Calipso sabia que Ulisses, por ser mortal, algum dia iria morrer e que ela ficaria sozinha novamente. Por isso, a bela deusa lhe deu a chance de conquistar a vida eterna, oferecendo-lhe néctar e ambrosia, os alimentos dos deuses. Se aceitasse a oferenda, Ulisses estaria livre da morte e viveria para sempre, desfrutando os prazeres dos sentidos ao lado dela.

Semanas depois de sua proposta, no entanto, ela o encontrou chorando na praia, o olhar perdido no horizonte, tentando avistar o lar de onde partira fazia 20 anos.

Não era exatamente por sua casa que chorava, nem por saudade da mulher, nem pelo filho que deixaria ainda criança e que se tornara adulto durante os longos anos de guerra e no mar. Chorava por Ulisses passar a saber que precisavam dele para corrigir os erros que tinham afetado seu lar e seu reino nos anos em que estiveram fora. Somente se voltasse poderia se tornar outra vez marido, pai e rei, agindo como só ele poderia agir, ocupando o vazio que deixaria ao partir.

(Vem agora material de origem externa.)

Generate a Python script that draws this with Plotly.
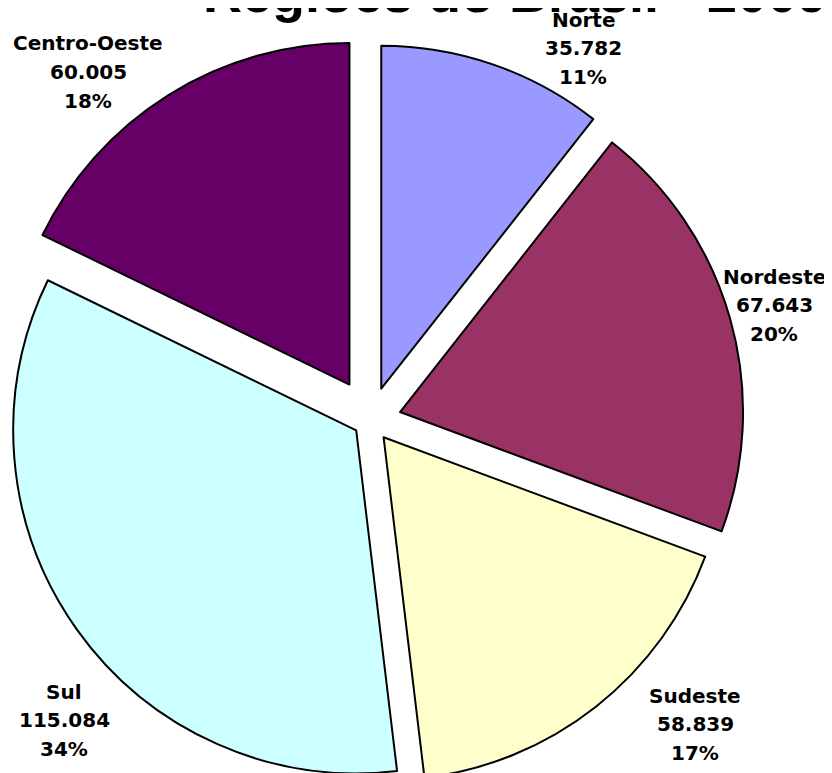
import math
import plotly.graph_objects as go

W, H = 832, 773
OFF = 8  # the page body adds an 8px margin, so shift everything back by that

regions = ["Norte", "Nordeste", "Sudeste", "Sul", "Centro-Oeste"]
values = [35782, 67643, 58839, 115084, 60005]
colors = ["#9999FF", "#993366", "#FFFFCC", "#CCFFFF", "#660066"]

# explosion of each slice in pixels (the original pulls them out unevenly)
pull_px = [33.5, 30.9, 21.5, 17.3, 42.3]
R = 343
CX, CY = 370.3 - OFF, 420.4 - OFF

# label centres in screen pixels (x from left, y from top)
label_pos = [(583, 48), (774, 305), (695, 724), (64, 720), (88, 72)]

total = sum(values)


def fmt(v):
    return f"{v:,}".replace(",", ".")


def clamp(a):
    return min(max(a, 0.0), 1.0)


fig = go.Figure()

# one pie trace per slice, every other slice transparent, so each slice can
# be exploded by its own amount through the trace domain
start = 0.0
for i, v in enumerate(values):
    mid = math.radians(360 * (start + v / 2) / total)
    start += v
    cx = CX + pull_px[i] * math.sin(mid)
    cy = CY - pull_px[i] * math.cos(mid)
    fig.add_trace(
        go.Pie(
            labels=regions,
            values=values,
            sort=False,
            direction="clockwise",
            rotation=0,
            marker=dict(
                colors=[c if j == i else "rgba(0,0,0,0)" for j, c in enumerate(colors)],
                line=dict(
                    color="black",
                    width=[2 if j == i else 0 for j in range(len(values))],
                ),
            ),
            textinfo="none",
            hoverinfo=["label+value+percent" if j == i else "none" for j in range(len(values))],
            domain=dict(
                x=[clamp((cx - R) / W), clamp((cx + R) / W)],
                y=[clamp(1 - (cy + R) / H), clamp(1 - (cy - R) / H)],
            ),
        )
    )

annotations = []
for name, v, (px, py) in zip(regions, values, label_pos):
    lines = [name, fmt(v), f"{round(100 * v / total)}%"]
    for k, line in enumerate(lines):
        annotations.append(
            dict(
                text=f"<b>{line}</b>",
                x=(px - OFF) / W,
                y=1 - (py - OFF) / H,
                xref="paper",
                yref="paper",
                showarrow=False,
                xanchor="center",
                yanchor="middle",
                yshift=-28.5 * (k - 1),
                font=dict(family="DejaVu Sans", size=20, color="black"),
            )
        )

annotations.append(
    dict(
        text="<b>Regiões do Brasil - 2009</b>",
        x=(515 - OFF) / W,
        y=1.0198,
        xref="paper",
        yref="paper",
        showarrow=False,
        xanchor="center",
        yanchor="middle",
        font=dict(family="Liberation Sans, Arial", size=54, color="black"),
    )
)

fig.update_layout(
    width=W,
    height=H,
    margin=dict(l=0, r=0, t=0, b=0),
    paper_bgcolor="white",
    plot_bgcolor="white",
    showlegend=False,
    annotations=annotations,
)

fig.write_html("out.html")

Ulisses recusou a oferta de Calipso de se tornar um deus e escapar da morte, pois escolher viver ali significaria desistir da vida Naquela ilha paradisíaca, onde tudo seria previsível e seguro, disponível e gratuito, uma coisa estaria faltando: um futuro no qual ele pudesse se atirar de corpo e alma.

Os gregos acreditavam que, durante a vida, o objetivo dos homens é terminar uma tarefa incompleta, e que é essa missão, mesmo que vagamente percebida — que atribui significado à nossa existência, qualquer que seja o perigo.

Calipso ofereceu a Ulisses tudo o que ele era, mas lhe negou tudo o que ele poderia vir a ser. Naquela ilha exuberante porém deserta, um deus poderia viver, mas não um homem. Não por acaso a deusa se chamava Calipso, nome que significa “aquela que esconde”, pois, se seu amado decidisse ficar e viver com ela para sempre, teria ficado escondido — dos outros mas também de si mesmo, daquele que poderia vir a ser.

No fim, não foi em busca de seu lar que ele partiu, carregado pelas ondas numa jangada, mas daquilo que poderia se tornar. Observando-o se afastar pouco a pouco, remando lentamente, até Calipso entendeu a escolha que Ulisses fez.

Assim como Ulisses, porém, precisamos tomar uma decisão. Temos de pensar se evitar a dor e buscar o prazer é tudo o que a vida tem para nos oferecer. Cabe a nós decidir se temos uma obrigação somente conosco ou se existem terras mais distantes às quais devemos chegar e onde precisam de nós. Este mundo talvez não precise de mais deuses, e sim de mais humanos. Por que, então, esconder as pessoas que poderíamos nos tornar?

Ao aceitar esse desafio, enfrentamos obstáculos que os gregos não conheceram. Não se trata de nenhum turbilhão ou monstro de três cabeças, mas de novas forças que conspiram para roubar nossa humanidade pedindo que sejamos menos do que somos. Entre algumas dessas forças estão, por exemplo, tecnologias que cada vez mais substituem o calor do contato humano pela fria eficiência das máquinas, mercados que nos convencem de que nosso valor é medido pelas coisas que possuímos e governos que, por serem muito grandes, nos convencem de que somos pequenos demais para realizar mudanças.

No entanto, todas essas coisas — tecnologia, mercado e governo — são criações humanas. Tudo o que é concebido pelo homem, nos lembram os gregos, pode ser modificado pelo homem, desde que haja empenho pessoal e vontade coletiva suficientes. Nossa tarefa então é nada menos que reaver a nossa humanidade, tanto como indivíduos quanto como sociedade. E se quisermos modificar a sociedade, temos de começar por nós.